The upbeat ‘Chemical Heart’ has the same feel as his version of The Hold Steady’s ‘You Can Make Them Like You’ from the excellent ‘On Your Sleeve’ covers album. Nice stabs of Hammond give this song a quirky burst of energy. It’s one of the coolest on offer, along with ‘Strangers and Thieves’, co-written by Billy Joe Armstrong as part of their Rodeo Queens side project. A euphoric, countrified rock ‘n’ roll blast if ever there was one. Lucinda’s lush backing vocals add depth, great percussion and twangy guitars give a Stonesy ‘All Down The Line’ feel. A much needed dose of urgency.
Jesse’s tales of working class guys, lost love and dreaming of breaking out of the rat race have been popular themes with the guy since D Generation burst onto MTV with ‘No Way Out’, and although the production may have changed, the message is still the same.
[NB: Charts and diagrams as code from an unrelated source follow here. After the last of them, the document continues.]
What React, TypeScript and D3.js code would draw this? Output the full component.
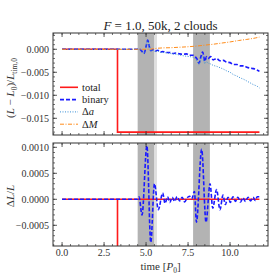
import React from 'react';
import * as d3 from 'd3';

// ---- data ----
const totalT = [0, 3.3, 3.3, 11.75];
const totalV = [0, 0, -0.018, -0.018];

const binT = [0, 4.45, 4.6, 4.72, 4.88, 5.0, 5.1, 5.2, 5.28, 5.4, 5.55, 5.7, 5.85, 6.0, 6.2, 6.4, 6.6, 6.8, 7.0, 7.2, 7.4, 7.6, 7.8, 7.95, 8.05, 8.15, 8.25, 8.37, 8.5, 8.6, 8.7, 8.85, 9.0, 9.2, 9.4, 9.6, 9.8, 10.0, 10.2, 10.4, 10.6, 10.8, 11.0, 11.2, 11.4, 11.6, 11.75];
const binV = [0, 0, 0.0001, -0.0003, -0.0009, 0.0006, 0.002, 0.0005, -0.0003, -0.0001, -0.0004, -0.0002, -0.0006, -0.0005, -0.0007, -0.0007, -0.0009, -0.0008, -0.001, -0.0011, -0.001, -0.0013, -0.0013, -0.0017, -0.0022, -0.003, -0.0018, -0.0006, -0.0026, -0.0016, -0.002, -0.0016, -0.0023, -0.002, -0.0025, -0.0024, -0.0028, -0.0029, -0.0033, -0.0033, -0.0036, -0.0036, -0.0039, -0.0041, -0.0042, -0.0045, -0.0048];

const daT = [0, 4.45, 4.6, 4.72, 4.88, 5.0, 5.1, 5.2, 5.28, 5.4, 5.55, 5.7, 5.85, 6.0, 6.4, 6.8, 7.2, 7.6, 7.8, 7.95, 8.05, 8.15, 8.25, 8.37, 8.5, 8.6, 8.7, 8.85, 9.0, 9.2, 9.4, 9.6, 9.8, 10.0, 10.2, 10.4, 10.6, 10.8, 11.0, 11.2, 11.4, 11.6, 11.75];
const daV = [0, 0, 0.0001, -0.0003, -0.0009, 0.0006, 0.002, 0.0005, -0.0004, -0.0002, -0.0005, -0.0004, -0.0007, -0.0007, -0.0009, -0.0011, -0.0014, -0.0016, -0.0017, -0.0021, -0.0026, -0.0034, -0.0024, -0.0014, -0.0031, -0.0027, -0.003, -0.0032, -0.0035, -0.0037, -0.004, -0.0043, -0.0047, -0.005, -0.0055, -0.0058, -0.0062, -0.0065, -0.0069, -0.0073, -0.0077, -0.008, -0.0084];

const dmT = [0, 5.2, 5.6, 6.0, 6.5, 7.0, 7.5, 8.0, 8.5, 9.0, 9.5, 10.0, 10.5, 11.0, 11.5, 11.75];
const dmV = [0, 0, 0.0002, 0.0003, 0.00035, 0.00045, 0.00055, 0.0007, 0.0009, 0.0011, 0.00135, 0.0016, 0.0019, 0.00215, 0.00245, 0.00265];

const relTotT = [0, 3.3, 3.3, 3.3, 11.75];
const relTotV = [0, 0, -0.002, 0, 0];

const relBinT = [0, 4.5, 4.58, 4.76, 5.05, 5.28, 5.5, 5.73, 5.99, 6.13, 6.28, 6.42, 6.56, 6.7, 6.85, 7.0, 7.15, 7.3, 7.45, 7.6, 7.72, 7.88, 8.0, 8.31, 8.57, 8.81, 8.97, 9.2, 9.4, 9.58, 9.72, 9.88, 10.02, 10.17, 10.32, 10.47, 10.62, 10.77, 10.92, 11.07, 11.22, 11.37, 11.5, 11.62, 11.75];
const relBinV = [0, 0, 0.00005, -0.0003, 0.00103, -0.00083, 0.0003, -0.0002, 0.00012, -0.00008, 0.00005, -0.00006, 0.00004, -0.00004, 0.00005, -0.00003, 0.00004, -0.00005, 0.00003, 0.00006, 0.00001, 0.00015, -0.00044, 0.00096, -0.00044, 0.0003, -0.00017, 0.00019, -0.0002, 0.00008, -0.0001, 0.00004, -0.00006, 0.00005, -0.00004, 0.00004, -0.00005, 0.00003, -0.00004, 0.00004, -0.00003, 0.00004, -0.00002, 0.00005, 0.00005];

const bands = [[4.5, 5.5], [7.8, 8.8]];
const lightBands = [[5.5, 5.65]];

const xMajor = [0, 2.5, 5, 7.5, 10];
const topMajor = [0, -0.005, -0.01, -0.015];
const botMajor = [0.001, 0.0005, 0, -0.0005];

const FONT = '"Liberation Serif", "DejaVu Serif", serif';

const x = d3.scaleLinear().domain([-0.54, 12.26]).range([53, 268]);
const yTop = d3.scaleLinear().domain([-0.01863, 0.00354]).range([135, 33]);
const yBot = d3.scaleLinear().domain([-0.000898, 0.001083]).range([246, 143]);

const xMinor = d3.range(-0.5, 12.01, 0.5);
const topMinor = d3.range(-18, 3.5, 1).map(v => v / 1000);
const botMinor = d3.range(-8, 10.5, 1).map(v => v / 10000);

function pathOf(ts: number[], vs: number[], y: d3.ScaleLinear<number, number>, curve: any) {
  const pts = ts.map((t, i) => [t, vs[i]] as [number, number]);
  return d3.line<[number, number]>().x(d => x(d[0])).y(d => y(d[1])).curve(curve)(pts) || '';
}

const Panel: React.FC<{ y: d3.ScaleLinear<number, number>; id: string; major: number[]; minor: number[]; fmt: (n: number) => string; xLabels: boolean; children: React.ReactNode }> = ({ y, id, major, minor, fmt, xLabels, children }) => {
  const [x0, x1] = x.range();
  const [y1, y0] = y.range();
  return (
    <g>
      <defs>
        <clipPath id={id}><rect x={x0} y={y0} width={x1 - x0} height={y1 - y0} /></clipPath>
      </defs>
      <g clipPath={`url(#${id})`}>
        {bands.map((b, i) => <rect key={i} x={x(b[0])} y={y0} width={x(b[1]) - x(b[0])} height={y1 - y0} fill="#b3b3b3" />)}
        {lightBands.map((b, i) => <rect key={'l' + i} x={x(b[0])} y={y0} width={x(b[1]) - x(b[0])} height={y1 - y0} fill="#e0e0e0" />)}
        {children}
      </g>
      {/* ticks, inward on all sides */}
      {xMinor.map(t => <g key={'xm' + t}>
        <line x1={x(t)} x2={x(t)} y1={y1} y2={y1 - 2} stroke="#333" strokeWidth={0.7} />
        <line x1={x(t)} x2={x(t)} y1={y0} y2={y0 + 2} stroke="#333" strokeWidth={0.7} />
      </g>)}
      {xMajor.map(t => <g key={'xM' + t}>
        <line x1={x(t)} x2={x(t)} y1={y1} y2={y1 - 4} stroke="#333" strokeWidth={0.8} />
        <line x1={x(t)} x2={x(t)} y1={y0} y2={y0 + 4} stroke="#333" strokeWidth={0.8} />
        {xLabels && <text x={x(t)} y={y1 + 10} textAnchor="middle" fontSize={10} fill="#333" fontFamily={FONT}>{d3.format('.1f')(t)}</text>}
      </g>)}
      {minor.map(v => <g key={'ym' + v}>
        <line x1={x0} x2={x0 + 2} y1={y(v)} y2={y(v)} stroke="#333" strokeWidth={0.7} />
        <line x1={x1} x2={x1 - 2} y1={y(v)} y2={y(v)} stroke="#333" strokeWidth={0.7} />
      </g>)}
      {major.map(v => <g key={'yM' + v}>
        <line x1={x0} x2={x0 + 4} y1={y(v)} y2={y(v)} stroke="#333" strokeWidth={0.8} />
        <line x1={x1} x2={x1 - 4} y1={y(v)} y2={y(v)} stroke="#333" strokeWidth={0.8} />
        <text x={x0 - 4} y={y(v) + 3.5} textAnchor="end" fontSize={10} fill="#333" fontFamily={FONT}>{fmt(v)}</text>
      </g>)}
      <rect x={x0} y={y0} width={x1 - x0} height={y1 - y0} fill="none" stroke="#333" strokeWidth={1} />
    </g>
  );
};

const legend = [
  { label: 'total', color: '#ff1a1a', dash: undefined as string | undefined, w: 1.6 },
  { label: 'binary', color: '#1a1aff', dash: '4,2', w: 1.6 },
  { label: 'Δa', color: '#3a8fd6', dash: '1,1.5', w: 1 },
  { label: 'ΔM', color: '#ff8c1a', dash: '4,1.5,1,1.5', w: 1 },
];

export default function App() {
  return (
    <svg width={277} height={277} style={{ position: 'absolute', left: 0, top: 0, background: '#fff' }} fontFamily={FONT}>
      <text x={160.5} y={30} textAnchor="middle" fontSize={13} fill="#222">
        <tspan fontStyle="italic">F</tspan> = 1.0, 50k, 2 clouds
      </text>

      <Panel y={yTop} id="clipTop" major={topMajor} minor={topMinor} fmt={d3.format('.3f')} xLabels={false}>
        <path d={pathOf(totalT, totalV, yTop, d3.curveLinear)} fill="none" stroke="#ff1a1a" strokeWidth={1.6} />
        <path d={pathOf(binT, binV, yTop, d3.curveMonotoneX)} fill="none" stroke="#1a1aff" strokeWidth={1.6} strokeDasharray="4,2" />
        <path d={pathOf(daT, daV, yTop, d3.curveMonotoneX)} fill="none" stroke="#3a8fd6" strokeWidth={1} strokeDasharray="1,1.5" />
        <path d={pathOf(dmT, dmV, yTop, d3.curveMonotoneX)} fill="none" stroke="#ff8c1a" strokeWidth={1} strokeDasharray="4,1.5,1,1.5" />
      </Panel>

      <Panel y={yBot} id="clipBot" major={botMajor} minor={botMinor} fmt={d3.format('.4f')} xLabels={true}>
        <path d={pathOf(relTotT, relTotV, yBot, d3.curveLinear)} fill="none" stroke="#ff1a1a" strokeWidth={1.6} />
        <path d={pathOf(relBinT, relBinV, yBot, d3.curveMonotoneX)} fill="none" stroke="#1a1aff" strokeWidth={1.6} strokeDasharray="4,2" />
      </Panel>

      {legend.map((d, i) => (
        <g key={d.label} transform={`translate(0, ${87.3 + i * 12.3})`}>
          <line x1={60} x2={78} y1={0} y2={0} stroke={d.color} strokeWidth={d.w} strokeDasharray={d.dash} />
          <text x={82} y={3.5} fontSize={10.5} fill="#222">
            {d.label.startsWith('Δ') ? <>Δ<tspan fontStyle="italic">{d.label.slice(1)}</tspan></> : d.label}
          </text>
        </g>
      ))}

      <text transform="translate(14, 88) rotate(-90)" textAnchor="middle" fontSize={11} fill="#333">
        (<tspan fontStyle="italic">L</tspan> − <tspan fontStyle="italic">L</tspan><tspan fontSize={7.5} dy={2.5}>0</tspan><tspan dy={-2.5}>)/</tspan><tspan fontStyle="italic">L</tspan><tspan fontSize={7.5} dy={2.5}>tim,0</tspan>
      </text>
      <text transform="translate(14, 196) rotate(-90)" textAnchor="middle" fontSize={11} fill="#333">
        Δ<tspan fontStyle="italic">L</tspan>/<tspan fontStyle="italic">L</tspan>
      </text>
      <text x={160.5} y={270} textAnchor="middle" fontSize={11} fill="#333">
        time [<tspan fontStyle="italic">P</tspan><tspan fontSize={7.5} dy={2.5}>0</tspan><tspan dy={-2.5}>]</tspan>
      </text>
    </svg>
  );
}
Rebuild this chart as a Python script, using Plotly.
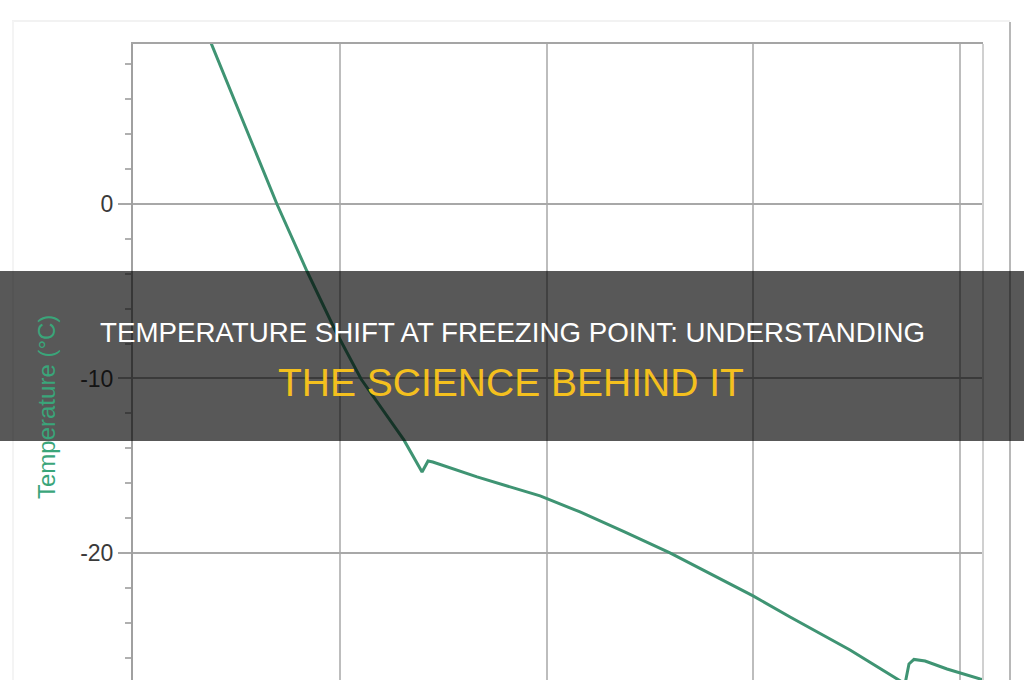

As he suggests in ‘Shining On’, you gotta keep on, keeping on. “Call me a cab for the last plane to tomorrow” he asks on ‘Promises’ and ‘Grey Skies Look So Blue’ floats along on a summer breeze as Jesse dreams about packing his bags and getting away.
When an artist goes through tumultuous times, when a songwriter experiences heartache or pain, and truly has something to write about, THAT is when they are at their best. Like much of Jesse’s solo work, ‘Sunset Kids’ is a reflective body of work, full of heartfelt tenderness and cool rock ‘n’ roll, but for whatever reason it resonates so much more than his past albums. And with the help of Lucinda Williams, he may well have made the album of his career.